EU must overcome problems and integrate Turkey – Minister
The currently troubled relations between Turkey and the European Union are not without precedent, and it is in the interests of Europe and world peace to reverse the problems and aim for cooperation, Turkey’s Minister for EU Affairs and chief negotiator Ömer Çelik wrote in an article for independent journal the Turkish Policy Quarterly.
In fact, reports emerged last Sunday that Çelik’s own ministry is on course to be axed under the new government and incorporated into the Ministry of Foreign Affairs, likely due to poor relations with the EU that have seen Turkey’s accession application put on hold.
These relations are in part due to the changing world dynamics, which have shifted the focus away from the West and towards rising powers centred in the Pacific Basin, and due to the ongoing crises in the European Union that have seen the United Kingdom voting to leave and political movements in other member states aiming to do the same.
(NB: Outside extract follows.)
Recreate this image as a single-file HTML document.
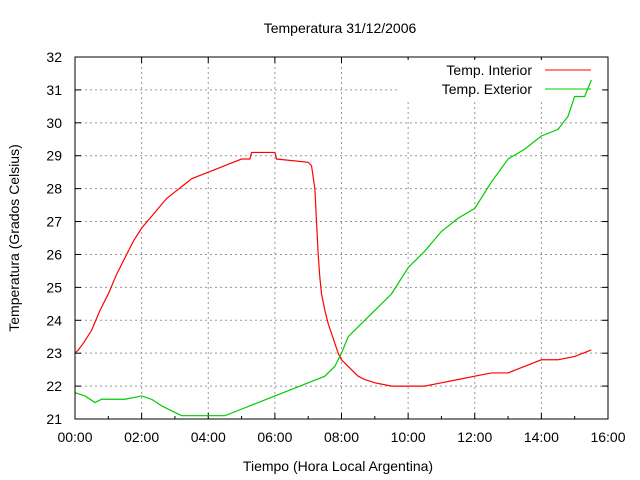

However, “Turkey’s EU membership is more important than ever given the new dynamics and changes in the world order. It is obvious that the international system needs Turkey-EU cooperation in order to solve a number of global problems, ranging from the economy and energy to foreign policy, as well as discrimination and terrorism within the context of our common values,” wrote Çelik.
Existing areas of cooperation include the deal to control migration of refugees and take back some of those who have arrived in the EU, a deal which Turkey has honoured but for which it has so far not received its payment in full, said the minister.
The EU should also be more proactive in fighting the Kurdistan Workers’ Party, or PKK, a group that has been in conflict with Turkish armed forces since launching an insurgency aimed at Kurdish self-rule in 1984, said Çelik. The PKK is designated a terrorist organisation by both Turkey and the EU.
Çelik cited the March summit in Varna, where Turkish President Recep Tayyip Erdoğan met EU leaders, as a good sign that generated a sorely needed positive atmosphere in EU-Turkish relations.
“The most important thing about the Varna Summit will be turning the positive atmosphere into concrete policies and practices. In every aspect of the decisions that were made in previous summits, Turkey has acted in accordance with the principle of pacta sunt servanda and kept its end of the deal. However, the EU's failure in fulfilling its own commitments has resulted in a profound sense of mistrust in the EU among the Turkish people,” he wrote.
In the end, said Çelik, Turkey is “an inseparable part of Europe” that has “played a critical role in Europe’s political, economic, and cultural development and has integrated with Europe in fields ranging from security, economy, sports, culture, and art, and it will continue to be a “key country” for the stability and prosperity of Europe and the world in the future.”